I had my first accidental taste of that in 1998, walking to Glastonbury’s Pyramid stage to see sullen trip-hopper Tricky, not realising the preceding set from Glasto-newbie Robbie Williams had sucked in what felt like the entire population of northern Europe. Years later, the same would happen at an afternoon set by Solange at Lovebox 2017, after A Seat At The Table came out, which was a glorious feeling of communality to be among so many people for whom that album chimed so hard.

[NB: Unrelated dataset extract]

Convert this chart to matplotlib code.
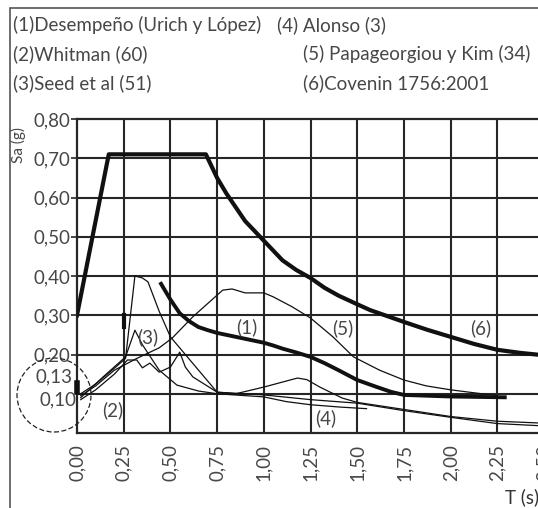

On the flipside, festivals offer small intimate moments that create a powerful sense of “you had to be there”. In a very tiny tent, not befitting their status at all, I once saw Soulwax DJing with Pulp frontman Jarvis Cocker – all three out of their comfort zone, the DJ duo playing wedding bangers with Jarvis occasionally telling seedy stories over dark techno.
Yet while music is paramount, I still contend that no matter what the line-up says, the only true headliners at a festival are the mates you came with and the ones you make. The connections I’ve made in those lost weekends of abandon have fulfilled me in ways that can have me welling up with joy on a wet Wednesday in January. They might not be your nearest and dearest pals, but there’s a sense of bonding that occurs at a festival that is truly unique and magical. It can be as profound as a decades-old shared love of a singer to a brief connection over fax machines. It can be as lasting as a tattoo you got at 3am or as fleeting as clinking margarita glasses under fairy lights. Because while festivals are a fun place to dress up – they’re even better places to truly find your people.